Exemplars of bodhisattva Maitreya
The complex Maitreya archetype has three major strands.
The first is looking to the future, recognizing the unfulfilled potential of our own time or being, and envisioning a better one. This may mean hoping for an auspicious rebirth in Maitreya's heaven or on earth during Maitreya's buddhahood, or it may even manifest as political activity aimed at preparing this world for the advent of Maitreya's golden age.
The second aspect is the deliberate, introspective study of consciousness. This is yogic psychology, studying oneself to try to understand the workings of the mind and thereby help end the suffering of beings.
A third strand of the Maitreya archetype is loving-kindness. Maitreya expresses love actively going out into the world. This energy is more intentional and directed than the responsive, caring compassion of Avalokiteshvara, with her empathetic listening and immediate response.
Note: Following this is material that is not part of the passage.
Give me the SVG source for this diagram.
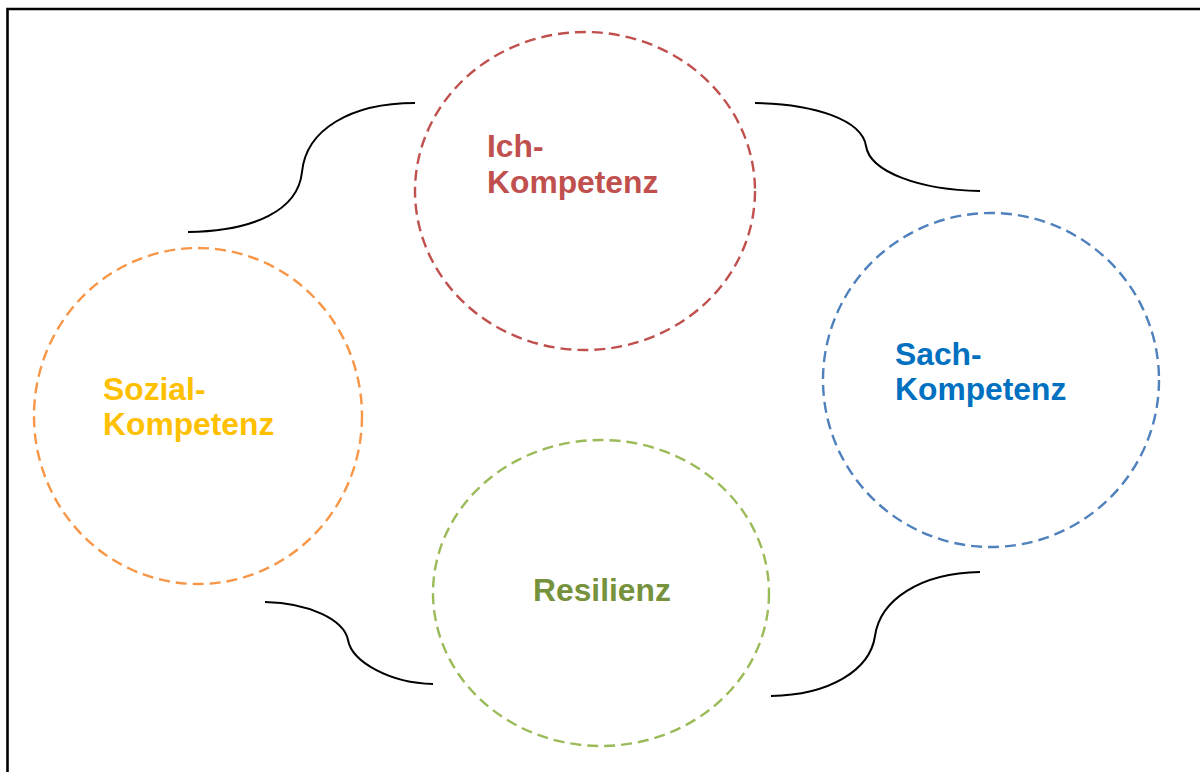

The Maitreya energy of the 60s
The outpouring of concern in the sixties counterculture, with a call for a new age of peace and love, represented Maitreya energy. Among youth of that time, there was a strong sense of imminent possibility: of new modes of living, thinking, loving, of bringing kindness and compassion into the political realm, or of "dropping out" to form new, "enlightened" communities. Despite the hedonistic excesses that occurred, many of the ideals, values, and new perspectives supported by the sixties counterculture have had lasting, positive impacts on the social landscape. The cry in the midst of America's Vietnam experience to "Make love, not war," and the call for "flower power" and sexual liberation, echo the hopes and idealism as well as some of the innocence and naivete in the archetype of Maitreya. The counterculture's explorations of new dimensions of consciousness, initially via psychedelics and then with yoga, meditation, and shamanic practices, also fit the Maitreya archetype.